Nevertheless, the mechanism of the reaction between urea and anhydride needs further investigation because it is not clear how urea reacts with two molecules of anhydride under the release of one molecule of each CO₂ and H₂O. Therefore, LC-MS was used to identify the intermediates in the isocyanate–anhydride reaction in the presence of water. To speed up the reaction, a highly reactive anhydride, pyromellitic dianhydride (PMDA) was used, while the solubility of the imide product for LC-MS measurement was improved by using hexyl isocyanate. Model reaction (4) between PMDA and hexyl isocyanate was carried out in refluxing THF containing 1 mol% water (Scheme 4). After 21 h, new peaks in the ¹H NMR spectrum between 3.65–3.80 ppm (Fig. 2a) indicated formation of dihexylurea and imide. In LC-MS of the mixture obtained (Fig. 2b and Table S1†), a peak with a signal at m/z = 548.25 was observed, which was assigned to the ring-opened product of the reaction of PMDA with 1,3-dihexylurea (VI and VII). This is a strong indication that a urea is involved as intermediate in the formation of imide from reaction of isocyanate with anhydride.
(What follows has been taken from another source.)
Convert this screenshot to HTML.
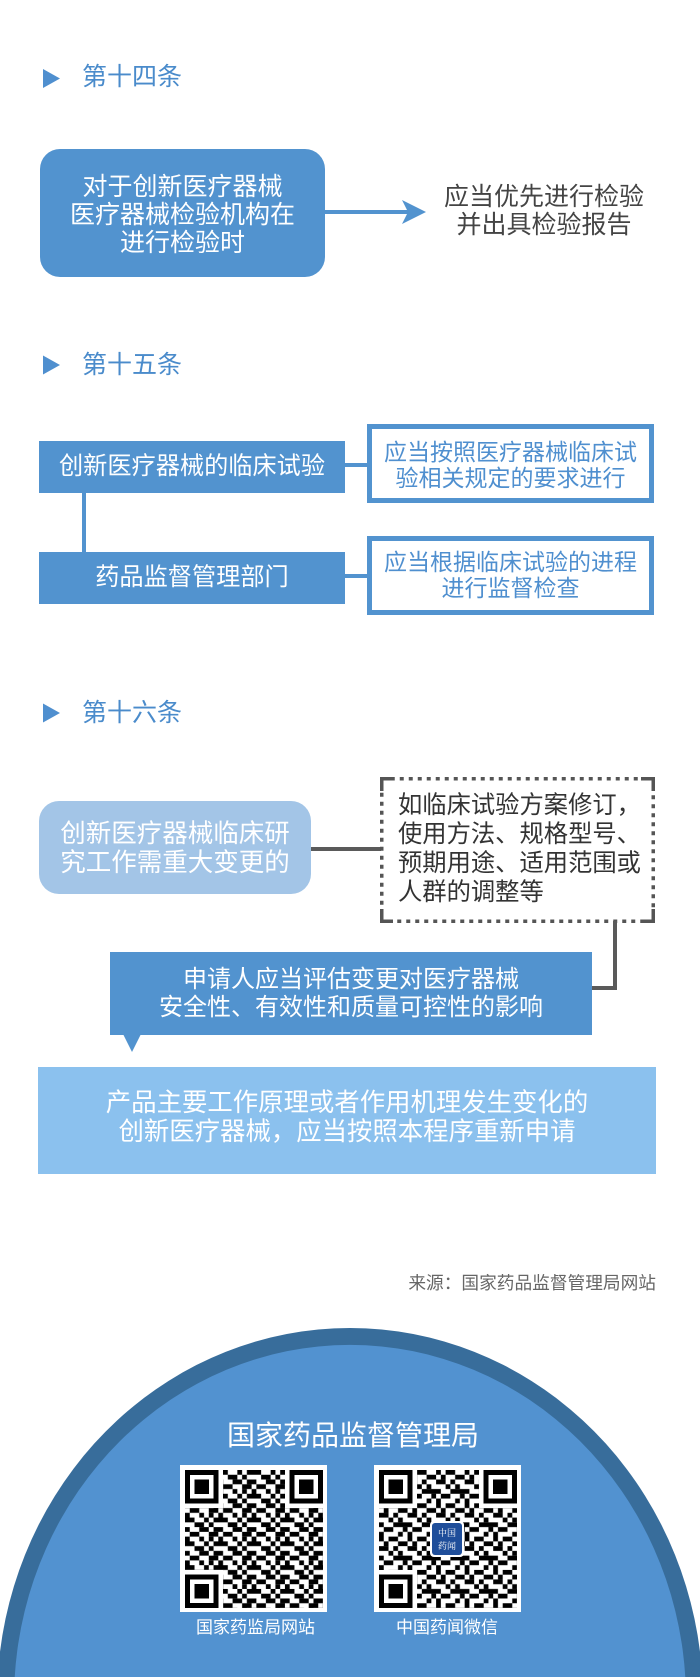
<!DOCTYPE html>
<html><head><meta charset="utf-8"><style>
html{margin:0;padding:0;width:700px;height:1677px;overflow:hidden;background:#fff;}
body{margin:0;padding:0;width:700px;height:1677px;position:relative;overflow:hidden;font-family:"Liberation Sans","Noto Sans CJK SC",sans-serif;}
.t{position:absolute;white-space:nowrap;}
.c{text-align:center;}
.w{color:#fff;}
.ttl{position:absolute;left:82px;font-size:25px;line-height:30px;color:#4a8bcb;white-space:nowrap;}
svg.main{position:absolute;left:0;top:0;display:block;overflow:hidden;}
</style></head><body>
<svg class="main" width="700" height="1677" viewBox="0 0 700 1677">
<defs>
<pattern id="t1" width="7" height="5" patternUnits="userSpaceOnUse">
<rect x="0" y="0" width="2" height="1"/><rect x="4" y="0" width="1" height="1"/><rect x="6" y="0" width="1" height="1"/>
<rect x="2" y="1" width="2" height="1"/><rect x="5" y="1" width="1" height="1"/>
<rect x="0" y="2" width="1" height="1"/><rect x="3" y="2" width="2" height="1"/><rect x="6" y="2" width="1" height="1"/>
<rect x="1" y="3" width="2" height="1"/><rect x="5" y="3" width="2" height="1"/>
<rect x="0" y="4" width="1" height="1"/><rect x="3" y="4" width="1" height="1"/><rect x="5" y="4" width="1" height="1"/>
</pattern>
<pattern id="t2" width="6" height="7" patternUnits="userSpaceOnUse">
<rect x="0" y="0" width="1" height="1"/><rect x="2" y="0" width="2" height="1"/>
<rect x="1" y="1" width="1" height="1"/><rect x="4" y="1" width="2" height="1"/>
<rect x="0" y="2" width="2" height="1"/><rect x="3" y="2" width="1" height="1"/>
<rect x="2" y="3" width="1" height="1"/><rect x="4" y="3" width="1" height="1"/>
<rect x="0" y="4" width="1" height="1"/><rect x="3" y="4" width="3" height="1"/>
<rect x="1" y="5" width="2" height="1"/><rect x="5" y="5" width="1" height="1"/>
<rect x="0" y="6" width="1" height="1"/><rect x="4" y="6" width="1" height="1"/>
</pattern>
<g id="fp"><rect x="0" y="0" width="8" height="8" fill="#fff"/><rect x="0" y="0" width="7" height="7" fill="#000"/><rect x="1" y="1" width="5" height="5" fill="#fff"/><rect x="2" y="2" width="3" height="3" fill="#000"/></g>
<g id="fp2"><rect x="-1" y="0" width="8" height="8" fill="#fff"/><rect x="0" y="0" width="7" height="7" fill="#000"/><rect x="1" y="1" width="5" height="5" fill="#fff"/><rect x="2" y="2" width="3" height="3" fill="#000"/></g>
<g id="fp3"><rect x="0" y="-1" width="8" height="8" fill="#fff"/><rect x="0" y="0" width="7" height="7" fill="#000"/><rect x="1" y="1" width="5" height="5" fill="#fff"/><rect x="2" y="2" width="3" height="3" fill="#000"/></g>
</defs>

<!-- section titles triangles -->
<polygon points="43,69 60,78.5 43,88" fill="#4f8fcf"/>
<polygon points="43,355.5 60,365 43,374.5" fill="#4f8fcf"/>
<polygon points="43,703.5 60,713 43,722.5" fill="#4f8fcf"/>

<!-- section 14 -->
<rect x="40" y="149" width="285" height="128" rx="20" fill="#5293cf"/>
<rect x="325" y="210" width="85" height="4" fill="#5293cf"/>
<path d="M426,212 L402,200 L408,212 L402,224 Z" fill="#5293cf"/>

<!-- section 15 -->
<rect x="39" y="441" width="306" height="52" fill="#5293cf"/>
<rect x="39" y="552" width="306" height="52" fill="#5293cf"/>
<rect x="82" y="493" width="4" height="59" fill="#5293cf"/>
<rect x="345" y="463" width="22" height="4" fill="#5293cf"/>
<rect x="345" y="574" width="22" height="4" fill="#5293cf"/>
<rect x="369.5" y="426.5" width="282" height="74" fill="#fff" stroke="#5293cf" stroke-width="5"/>
<rect x="369.5" y="538.5" width="282" height="74" fill="#fff" stroke="#5293cf" stroke-width="5"/>

<!-- section 16 -->
<rect x="39" y="801" width="272" height="93" rx="20" fill="#a3c5e7"/>
<rect x="311" y="847" width="70" height="4" fill="#5a5a5a"/>
<rect x="381.75" y="778.75" width="271.5" height="142.5" fill="none" stroke="#555" stroke-width="3.5" stroke-dasharray="4 5"/>
<path d="M381.75,791 V778.75 H393 M641,778.75 H653.25 V791 M381.75,909 V921.25 H393 M641,921.25 H653.25 V909" fill="none" stroke="#555" stroke-width="3.5"/>
<path d="M615,921 V988 H592" fill="none" stroke="#5a5a5a" stroke-width="4"/>
<rect x="110" y="952" width="482" height="83" fill="#5293cf"/>
<polygon points="123,1034 141,1034 132,1052" fill="#5293cf"/>
<rect x="38" y="1067" width="618" height="107" fill="#8bc1ee"/>

<!-- dome (clipped arcs, kept inside frame) -->
<path d="M0,1677 L0,1651.6 A353,372 0 0 1 700,1651.6 L700,1677 Z" fill="#386d9b"/>
<path d="M14.7,1677 A336,355 0 0 1 685.3,1677 Z" fill="#5292d0"/>

<!-- QR 1 -->
<rect x="180" y="1465" width="147" height="147" fill="#fff"/>
<svg x="185" y="1470" width="138" height="138" viewBox="0 0 29 29" shape-rendering="crispEdges">
<rect x="0" y="0" width="29" height="29" fill="url(#t1)"/>
<use href="#fp" x="0" y="0"/>
<use href="#fp2" x="22" y="0"/>
<use href="#fp3" x="0" y="22"/>
</svg>
<!-- QR 2 -->
<rect x="374" y="1465" width="147" height="147" fill="#fff"/>
<svg x="379" y="1470" width="138" height="138" viewBox="0 0 29 29" shape-rendering="crispEdges">
<rect x="0" y="0" width="29" height="29" fill="url(#t2)"/>
<use href="#fp" x="0" y="0"/>
<use href="#fp2" x="22" y="0"/>
<use href="#fp3" x="0" y="22"/>
</svg>
<rect x="430" y="1521" width="34" height="36" rx="4" fill="#fff"/>
<rect x="432" y="1523" width="30" height="32" rx="3" fill="#1f4e9a"/>
<text x="447" y="1536" font-size="9" fill="#fff" text-anchor="middle" font-family="Noto Serif CJK SC, serif">中国</text>
<text x="447" y="1549" font-size="9" fill="#fff" text-anchor="middle" font-family="Noto Serif CJK SC, serif">药闻</text>
</svg>

<!-- titles -->
<div class="ttl" style="top:61.5px">第十四条</div>
<div class="ttl" style="top:350px">第十五条</div>
<div class="ttl" style="top:698px">第十六条</div>

<!-- section 14 text -->
<div class="t c w" style="left:40px;width:285px;top:173px;font-size:25px;line-height:28px;">对于创新医疗器械<br>医疗器械检验机构在<br>进行检验时</div>
<div class="t c" style="left:394px;width:300px;top:183px;font-size:25px;line-height:28px;color:#444;">应当优先进行检验<br>并出具检验报告</div>

<!-- section 15 text -->
<div class="t c w" style="left:39px;width:306px;top:441px;font-size:24.2px;line-height:52px;">创新医疗器械的临床试验</div>
<div class="t c w" style="left:39px;width:306px;top:552px;font-size:24.2px;line-height:52px;">药品监督管理部门</div>
<div class="t c" style="left:367px;width:287px;top:439px;font-size:23px;line-height:26px;color:#4f8fcf;">应当按照医疗器械临床试<br>验相关规定的要求进行</div>
<div class="t c" style="left:367px;width:287px;top:549px;font-size:23px;line-height:26px;color:#4f8fcf;">应当根据临床试验的进程<br>进行监督检查</div>

<!-- section 16 text -->
<div class="t c w" style="left:39px;width:272px;top:819.5px;font-size:25.5px;line-height:29px;">创新医疗器械临床研<br>究工作需重大变更的</div>
<div class="t" style="left:398px;top:790.5px;font-size:24.3px;line-height:29px;color:#333;">如临床试验方案修订，<br>使用方法、规格型号、<br>预期用途、适用范围或<br>人群的调整等</div>
<div class="t c w" style="left:110px;width:482px;top:966px;font-size:24px;line-height:28px;">申请人应当评估变更对医疗器械<br>安全性、有效性和质量可控性的影响</div>
<div class="t c w" style="left:38px;width:618px;top:1088.5px;font-size:25.4px;line-height:29px;">产品主要工作原理或者作用机理发生变化的<br>创新医疗器械，应当按照本程序重新申请</div>

<!-- source -->
<div class="t" style="left:0;width:656px;text-align:right;top:1271px;font-size:17.7px;line-height:24px;color:#666;">来源：国家药品监督管理局网站</div>

<!-- dome text -->
<div class="t c w" style="left:6px;width:694px;top:1418px;font-size:28px;line-height:36px;">国家药品监督管理局</div>
<div class="t c w" style="left:155.5px;width:200px;top:1616px;font-size:17px;line-height:24px;">国家药监局网站</div>
<div class="t c w" style="left:347px;width:200px;top:1616px;font-size:17px;line-height:24px;">中国药闻微信</div>
</body></html>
Scheme 4 Model reaction of pyromellitic anhydride and hexyl isocyanate in the presence of catalytic amount of water. The reaction was used to identify the intermediate during the isocyanate–anhydride reaction.

Fig. 2 (a) ¹H NMR spectrum (400 MHz, acetone-d₆) and (b) LC-MS spectrum of the intermediates obtained in model reaction (4) (all detected structures in LC-MS spectrum are listed in Table S1†).

Optimization of the aromatic isocyanate–anhydride reaction

Based on the observation of a signal with m/z = 548.25 in LC-MS, we proposed that during the aromatic isocyanate–anhydride reaction, the urea is deprotonated and attacks the positively charged carbonyl carbon of PMDA, forming an amic acid. After the ring closure of the amic acid and formation of an imide, the urea is released. To accelerate this reaction, we systematically investigated different pre-catalysts, other than water in combination with additional co-catalysts.

Reaction conditions were optimized with PMDA as a substrate. PMDA is one of the most reactive dianhydrides due to its high electron affinity,^9,44 and thus, it is commonly used to react with excess of isocyanates to prepare isocyanate prepolymers that contain imides. The imide-containing prepolymer is used to prepare different polyurethane materials such as compact materials and rigid foams with enhanced thermal properties. In our optimization experiments, PMDA was reacted with polymeric methylene diphenyl diisocyanate (PMDI), Lupranate® M20 (NCO = 31.5 wt%, f_n = 2.7) in a 1 : 19 weight ratio to investigate and optimize the pre-catalyst as well as co-catalyst (Scheme 5). The dosing amount of the pre-catalyst and co-catalyst was based on the mole amount of PMDI. Model reaction (5) was carried out at 140 °C in bulk with 10 vol% triethyl phosphate (TEP) as an additive to avoid sublimation of PMDA. The reaction was followed with ¹³C NMR spectroscopy, monitoring the carbonyl carbon peaks of anhydride and imide products (Fig. S2†). When an excess of isocyanate reacted with PMDA in the presence of water, we have demonstrated that urea was the only hydrolysis product (Fig. S3 and S4†). This also supports the proposal that urea is the real catalyst of the reaction, with water only acting as a pre-catalyst.

Scheme 5 Model reaction between pyromellitic anhydride and polymeric methylene diphenyl diisocyanate in a 1 : 19 weight ratio.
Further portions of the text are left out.